An easier way to watch
In fact, for over a year there's been a relatively easy way to get the essential AJE on TV every weeknight.
It's called LINK TV (website) and it's free for every one of DirecTV and Dish Network's 33 million subscribers.
LINK TV, based in San Francisco, has been offering news and cultural programming from around the world for a decade. It's one of those channels that even other people who write about TV scarcely know about. In fact, if you care about news from any part of the world the American news media isn't interested in (unless someone's overthrown or a disaster happens), you should get LINK TV.

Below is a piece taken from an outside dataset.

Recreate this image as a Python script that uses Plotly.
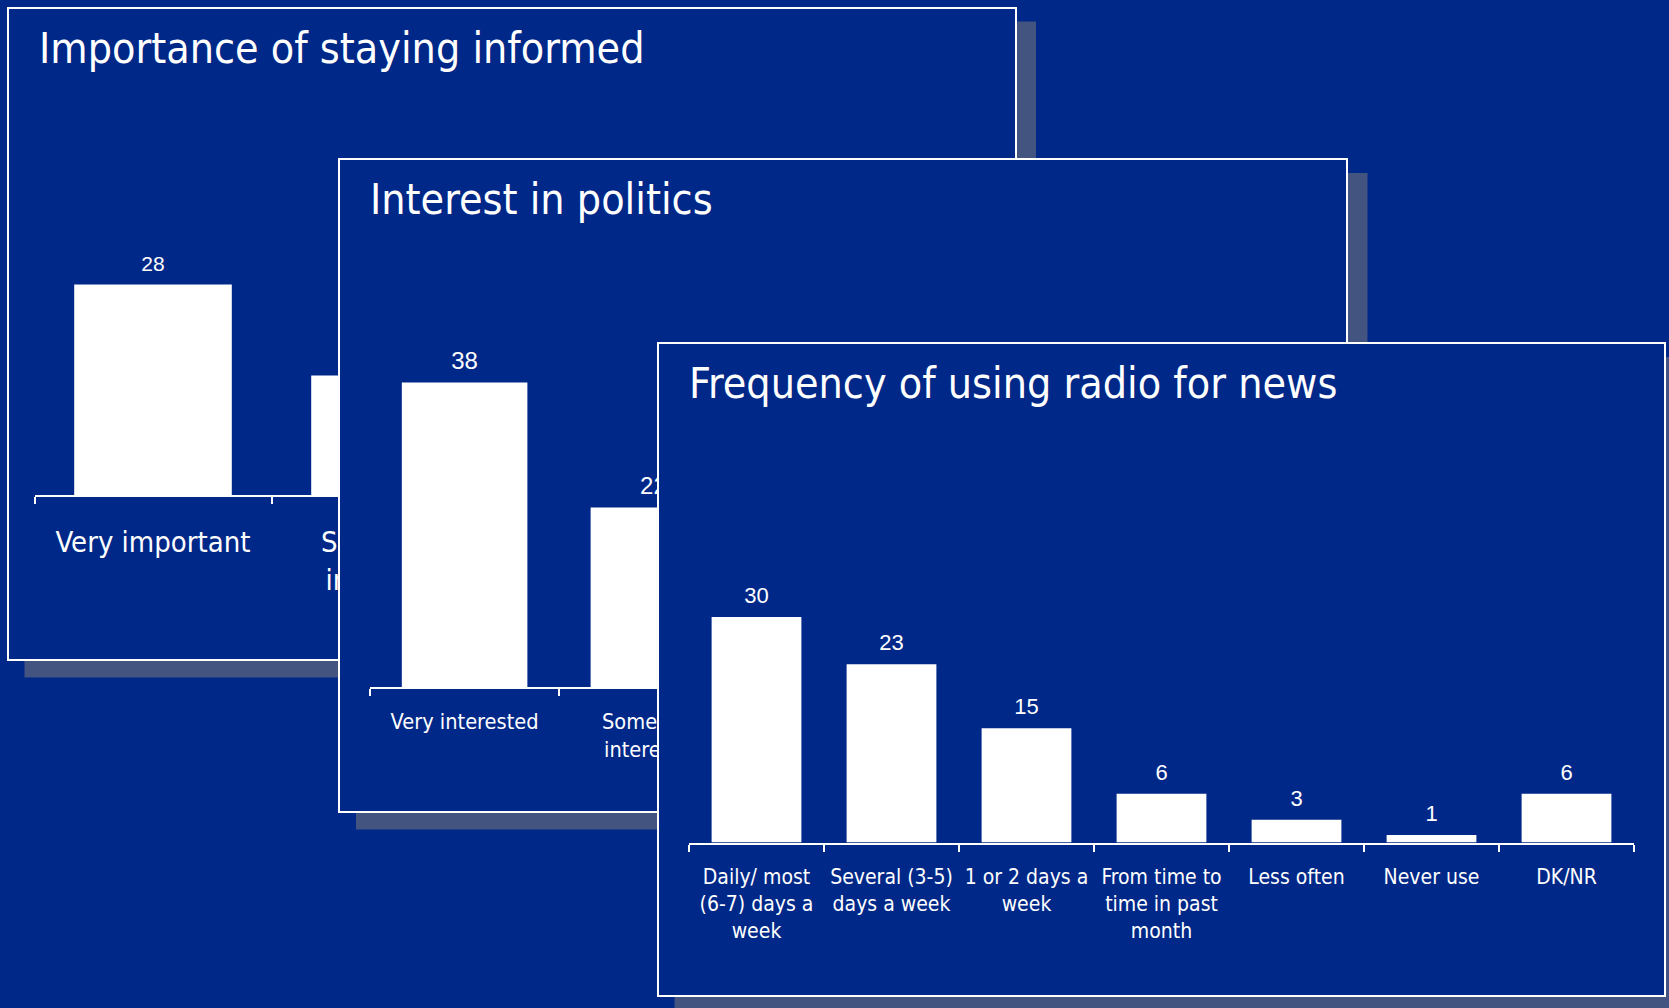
import plotly.graph_objects as go

W, H = 1669, 1008
BG = '#002888'
SHADOW = '#435480'

# ---------------- data ----------------
titles = ["Importance of staying informed", "Interest in politics",
          "Frequency of using radio for news"]

imp_cats = ["Very important", "Somewhat<br>important", "Not very<br>important",
            "Not at all<br>important"]
imp_vals = [28.0, 15.9, 31.0, 23.0]

pol_cats = ["Very interested", "Somewhat<br>interested", "Not very<br>interested",
            "Not at all<br>interested", "DK/NR"]
pol_vals = [38.0, 22.4, 20.0, 18.0, 2.0]

radio_cats = ["Daily/ most<br>(6-7) days a<br>week", "Several (3-5)<br>days a week",
              "1 or 2 days a<br>week", "From time to<br>time in past<br>month",
              "Less often", "Never use", "DK/NR"]
radio_vals = [29.6, 23.4, 15.0, 6.4, 3.0, 1.0, 6.4]

# ---------------- layout (pixels) ----------------
panels = [
    dict(box=(7.5, 7.5, 1015.5, 660), plot=(34.5, 100, 982.5, 495), ppu=7.52,
         tick_font=29, val_font=21, msize=12, standoff=20),
    dict(box=(339, 159, 1347, 812), plot=(370.2, 250, 1314.2, 687), ppu=8.01,
         tick_font=21.6, val_font=24, msize=10, standoff=14),
    dict(box=(657.5, 343, 1665, 996), plot=(689, 430, 1634, 842.5), ppu=7.62,
         tick_font=21, val_font=22, msize=12, standoff=14),
]
series = [(imp_cats, imp_vals), (pol_cats, pol_vals), (radio_cats, radio_vals)]

TITLE_FONT = "DejaVu Sans Condensed, DejaVu Sans, sans-serif"
LABEL_FONT = "DejaVu Sans Condensed, DejaVu Sans, sans-serif"
VALUE_FONT = "Liberation Sans, Arial, sans-serif"


def fx(px):
    return px / W


def fy(py):
    return 1 - py / H


def ax_name(kind, i):
    return f"{kind}axis" if i == 1 else f"{kind}axis{i}"


def ax_ref(kind, i):
    return kind if i == 1 else f"{kind}{i}"


fig = go.Figure()
lay = {}
shapes = []
annotations = []

for k, (p, (cats, vals), title) in enumerate(zip(panels, series, titles)):
    fi = 2 * k + 1
    bi = 2 * k + 2
    x0, y0, x1, y1 = p["box"]

    # frame subplot (panel background + border)
    fig.add_trace(go.Scatter(x=[None], y=[None], mode="markers", showlegend=False,
                             hoverinfo="skip", xaxis=ax_ref("x", fi), yaxis=ax_ref("y", fi)))
    frame_common = dict(range=[0, 1], showline=True, mirror=True, linecolor="white",
                        linewidth=2, showgrid=False, zeroline=False,
                        showticklabels=False, ticks="", fixedrange=True, automargin=False)
    lay[ax_name("x", fi)] = dict(domain=[fx(x0 + 1), fx(x1 - 1)], anchor=ax_ref("y", fi),
                                 **frame_common)
    lay[ax_name("y", fi)] = dict(domain=[fy(y1 - 1), fy(y0 + 1)], anchor=ax_ref("x", fi),
                                 **frame_common)

    # bars
    px0, py0, px1, py1 = p["plot"]
    ymax = (py1 - py0) / p["ppu"]
    fig.add_trace(go.Bar(x=cats, y=vals, marker=dict(color="white", line=dict(width=0)),
                         showlegend=False, hoverinfo="skip",
                         xaxis=ax_ref("x", bi), yaxis=ax_ref("y", bi)))
    fig.add_trace(go.Scatter(x=cats, y=vals, mode="markers+text", texttemplate="%{y:.0f}",
                             textposition="top center",
                             marker=dict(size=p["msize"], color="rgba(0,0,0,0)"),
                             textfont=dict(family=VALUE_FONT, size=p["val_font"], color="white"),
                             showlegend=False, hoverinfo="skip",
                             xaxis=ax_ref("x", bi), yaxis=ax_ref("y", bi)))
    lay[ax_name("x", bi)] = dict(
        domain=[fx(px0), fx(px1)], anchor=ax_ref("y", bi), type="category",
        categoryorder="array", categoryarray=cats, range=[-0.5, len(cats) - 0.5],
        showline=True, linecolor="white", linewidth=2, ticks="outside",
        tickson="boundaries", ticklen=7, tickwidth=2, tickcolor="white",
        tickangle=0, ticklabelstandoff=p["standoff"],
        tickfont=dict(family=LABEL_FONT, size=p["tick_font"], color="white"),
        showgrid=False, zeroline=False, fixedrange=True, automargin=False)
    lay[ax_name("y", bi)] = dict(
        domain=[fy(py1), fy(py0)], anchor=ax_ref("x", bi), range=[0, ymax],
        visible=False, showgrid=False, zeroline=False, fixedrange=True)

    # shadow (L-shaped strip right/below the panel)
    sx0, sy0, sx1, sy1 = x0 + 17, y0 + 14, x1 + 20.5, y1 + 17.5
    path = (f"M {fx(x1)} {fy(sy0)} L {fx(sx1)} {fy(sy0)} L {fx(sx1)} {fy(sy1)} "
            f"L {fx(sx0)} {fy(sy1)} L {fx(sx0)} {fy(y1)} L {fx(x1)} {fy(y1)} Z")
    shapes.append(dict(type="path", path=path, xref="paper", yref="paper",
                       fillcolor=SHADOW, line=dict(width=0), layer="below"))

    # title
    annotations.append(dict(text=title, x=fx(x0 + 29), y=fy(y0 + 13), xref="paper",
                            yref="paper", xanchor="left", yanchor="top", showarrow=False,
                            font=dict(family=TITLE_FONT, size=42.6, color="white")))

fig.update_layout(
    width=W, height=H, margin=dict(l=0, r=0, t=0, b=0, pad=0),
    paper_bgcolor=BG, plot_bgcolor=BG, bargap=0.335, hovermode=False,
    showlegend=False, shapes=shapes, annotations=annotations, **lay)

fig.write_html("out.html", config=dict(displayModeBar=False))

Currently LINK TV is devoted about half its day to live broadcast of Al Jazeera English, based on news events in Egypt. But even after the excitement in the Middle East dies down, it will resume carrying an hour or more of newscasts and other programming from AJE by special agreement.
I first wrote about LINK TV eight years ago in a column that had the headline, "Our Al-Jazeera," because in those pre-AJE years, LINK TV was the only place to get news from the Arab world. That was because LINK TV aired a nightly program called "Mosaic," a half-hour digest of translated newscasts from all the hotspots in the Arab world.
"Mosaic" is still going strong after nine years and 2,000 broadcasts. About a year and a half ago, LINK TV started pairing it with the live 9 p.m. (CT) broadcast of Al Jazeera English's news roundup. You won't need to surf the internet after watching these two newscasts.
Kim Spencer, LINK TV's founder and president, told me today that the "Mosaic" staff is keeping its eye on other Arab newscasts in case they need to be added to the mix.
"I just got an (internal) email titled 'Yemen?'" said Spencer. "In the same way Al-Jazeera was able to be there for Tunisia and Egypt, we're sitting over in our Mosaic room very carefully watching Jordanian TV and all the middle east channels. How are they getting ready for when this spills over into their countries?"
LINK TV exists because Congress required satelllite companies to set aside 4 percent of their spectrum for educational and nonprofit channels, and LINK jumped right in.
Now it's kept going by foundation grants and individual viewer donations. The Gates Foundation sponsored a nifty new portal for global information called ViewChange that features a semantically driven video player. When fully operational, the player will suggest new videos based on language it scans in the video you're watching.
But the main content delivery system remains TV. And LINK TV keeps beefing up its schedule with content you won't see anywhere else including documentaries, a new TED Talk every week and, coming soon, the "Mosaic" of Asian news.